By: Steve Hateley, Nancee Ruzicka
Fulfillment has become an unmanageable collection of manual processes, systems and data that are inefficient, inaccurate and expensive to operate and maintain.
Moreover, consumers want transparency so they can start an order online and finish it in a retail outlet, but it doesn’t work that way when a company has multiple sales channels, each with its own product catalog. The company may also have a single CRM (customer relationship management) system but multiple instances of it maintained across its organization. Consider as well that there are duplicate sources for customer, product, service, and support data, which can create confusion for a company’s service representatives when they interact with customers.
At the resource layer each service silo has its own fulfillment and assurance systems, with separate systems order management, tracking, service catalog, network inventory, service management, and network management. Additionally, features and functions that are added to a company’s communications services for the sake of product delivery exist in yet another silo. In this maze of processes, systems and data it’s no surprise that orders are lost, configurations are wrong and products are defective, causing customers to complain.
As connectivity becomes embedded in millions of devices and business processes, fulfillment becomes a dynamic, on-demand function that’s integrated both horizontally, across sales channels, and vertically, from the customer to the core of the network. Over time, many service providers have implemented consolidated activation platforms or federated product catalogs, and though these efforts are both necessary and worthwhile, they do not entirely address the problem of the fulfillment bottleneck. What’s coming is an evolution of necessity, as converged services become increasingly complex and fulfillment solutions must accommodate more feature components, network elements, pricing plans, sales channels, and partners.

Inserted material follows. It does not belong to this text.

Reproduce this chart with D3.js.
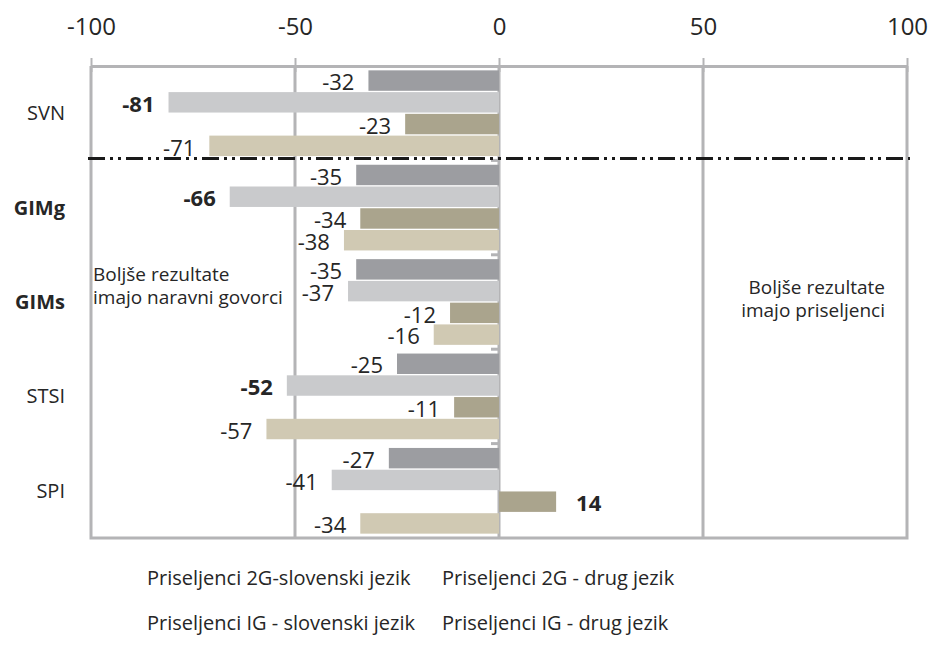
<!DOCTYPE html>
<html>
<head>
<meta charset="utf-8">
<script src="https://cdn.jsdelivr.net/npm/d3@7"></script>
<style>
  body { margin: 0; background: #fff; }
  svg { display: block; }
  text { font-family: "Open Sans", "Noto Sans", sans-serif; fill: #262626; }
</style>
</head>
<body>
<svg id="chart" width="928" height="657"></svg>
<script>
// ---- data ----
const categories = ["SVN", "GIMg", "GIMs", "STSI", "SPI"];
const boldCategories = ["GIMg", "GIMs"];
const seriesNames = [
  "Priseljenci 2G-slovenski jezik",
  "Priseljenci 2G - drug jezik",
  "Priseljenci IG - slovenski jezik",
  "Priseljenci IG - drug jezik"
];
const s2GSlo   = [-32, -35, -35, -25, -27];
const s2GDrug  = [-81, -66, -37, -52, -41];
const sIGSlo   = [-23, -34, -12, -11, 14];
const sIGDrug  = [-71, -38, -16, -57, -34];
const significant = [["SVN", 1], ["GIMg", 1], ["STSI", 1], ["SPI", 2]];
const tickValues = [-100, -50, 0, 50, 100];
const annotationLeft = ["Boljše rezultate", "imajo naravni govorci"];
const annotationRight = ["Boljše rezultate", "imajo priseljenci"];
const colors = ["#9c9da1", "#c9cacc", "#aaa48d", "#d0c9b3"];

const seriesValues = [s2GSlo, s2GDrug, sIGSlo, sIGDrug];
const rows = [];
categories.forEach((c, ci) => {
  seriesValues.forEach((vals, si) => {
    rows.push({cat: c, s: si, v: vals[ci],
      bold: significant.some(p => p[0] === c && p[1] === si)});
  });
});

// ---- layout ----
const svg = d3.select("#chart");
const pLeft = 91, pRight = 907, pTop = 66, pBottom = 538;
const x = d3.scaleLinear().domain([-100, 100]).range([pLeft, pRight]);
const y = d3.scaleBand().domain(categories).range([pTop, pBottom]).padding(0);
const ys = d3.scaleBand().domain(d3.range(seriesNames.length))
  .range([0, y.bandwidth()]).paddingInner(0.06).paddingOuter(0.2);

const gridColor = "#b4b4b6";

// gridlines
svg.append("g").selectAll("line").data([-50, 0, 50]).join("line")
  .attr("x1", d => x(d)).attr("x2", d => x(d))
  .attr("y1", pTop).attr("y2", pBottom)
  .attr("stroke", gridColor).attr("stroke-width", 3);

// frame left/right/bottom
svg.append("path")
  .attr("d", `M${pLeft},${pTop} V${pBottom} H${pRight} V${pTop}`)
  .attr("fill", "none").attr("stroke", gridColor).attr("stroke-width", 3);

// category ticks on zero line
svg.append("g").selectAll("line").data(categories.slice(1)).join("line")
  .attr("x1", x(0) - 8).attr("x2", x(0))
  .attr("y1", d => y(d)).attr("y2", d => y(d))
  .attr("stroke", gridColor).attr("stroke-width", 3);

// top axis
const axis = d3.axisTop(x).tickValues(tickValues).tickSize(0).tickPadding(0)
  .tickFormat(d => String(d));
const ag = svg.append("g").attr("transform", `translate(0,${pTop})`).call(axis);
ag.select(".domain").attr("stroke", gridColor).attr("stroke-width", 3);
ag.selectAll(".tick line").remove();
ag.selectAll(".tick").append("line")
  .attr("y1", -8).attr("y2", 6).attr("stroke", gridColor).attr("stroke-width", 2);
ag.selectAll(".tick text")
  .attr("y", -31).attr("dy", 0)
  .style("font-size", "24px").style("fill", "#262626")
  .style("font-family", '"Open Sans", sans-serif');

// bars
svg.append("g").selectAll("rect").data(rows).join("rect")
  .attr("x", d => x(Math.min(0, d.v)))
  .attr("width", d => Math.abs(x(d.v) - x(0)))
  .attr("y", d => y(d.cat) + ys(d.s))
  .attr("height", ys.bandwidth())
  .attr("fill", d => colors[d.s]);

// value labels
svg.append("g").selectAll("text").data(rows).join("text")
  .attr("x", d => d.v < 0 ? x(d.v) - 14 : x(d.v) + 20)
  .attr("y", d => y(d.cat) + ys(d.s) + ys.bandwidth() / 2 + 2)
  .attr("dy", "0.35em")
  .attr("text-anchor", d => d.v < 0 ? "end" : "start")
  .style("font-size", "22px")
  .style("font-weight", d => d.bold ? 700 : 400)
  .text(d => d.v);

// category labels
svg.append("g").selectAll("text").data(categories).join("text")
  .attr("x", 65)
  .attr("y", d => y(d) + y.bandwidth() / 2)
  .attr("dy", "0.35em")
  .attr("text-anchor", "end")
  .style("font-size", "20px")
  .style("font-weight", d => boldCategories.includes(d) ? 700 : 400)
  .text(d => d);

// separator dash-dot-dot line
svg.append("line")
  .attr("x1", 88).attr("x2", 910)
  .attr("y1", y("GIMg") - 2).attr("y2", y("GIMg") - 2)
  .attr("stroke", "#1a1a1a").attr("stroke-width", 3)
  .attr("stroke-dasharray", "17,5,3,5,3,5");

// annotations
svg.append("text").attr("x", 93).attr("y", 281)
  .style("font-size", "19px")
  .selectAll("tspan").data(annotationLeft).join("tspan")
  .attr("x", 93).attr("dy", (d, i) => i ? 23 : 0).text(d => d);
svg.append("text").attr("x", 885).attr("y", 294)
  .attr("text-anchor", "end")
  .style("font-size", "19px")
  .selectAll("tspan").data(annotationRight).join("tspan")
  .attr("x", 885).attr("dy", (d, i) => i ? 23 : 0).text(d => d);

// legend (text only)
const legendPos = [[147, 585], [442, 585], [147, 630], [442, 630]];
svg.append("g").selectAll("text").data(seriesNames).join("text")
  .attr("x", (d, i) => legendPos[i][0])
  .attr("y", (d, i) => legendPos[i][1])
  .style("font-size", "20px")
  .text(d => d);
</script>
</body>
</html>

Service-layer fulfillment abstracts, or removes, order management from customer interfaces and activation from network interfaces. Using an abstraction layer, large numbers of parallel interfaces between BSS, sales channels, OSS and network elements are replaced with a single set of flexible interfaces. This one bit of simplification reduces fulfillment errors and relieves pressure on both the BSS/OSS and network elements. However, there has yet to be any significant integration within the service layer that extends functionality beyond brokering data north and south to a more circular approach that aligns customers and order management with products and fulfillment.
In survey after survey, service providers have indicated that time to market (TTM) for new products is vital to their business, and for almost a decade now they’ve insisted that the rapid rollout of new products is a priority, yet TTM remains stuck at 6-12 months or more. Automated, end-to-end fulfillment has been a strategic imperative for most service providers, but manual fulfillment methods continue to prevail. The challenge is that both sides of the equation are complex, and without foundational changes, seamless customer-to-core fulfillment cannot be realized.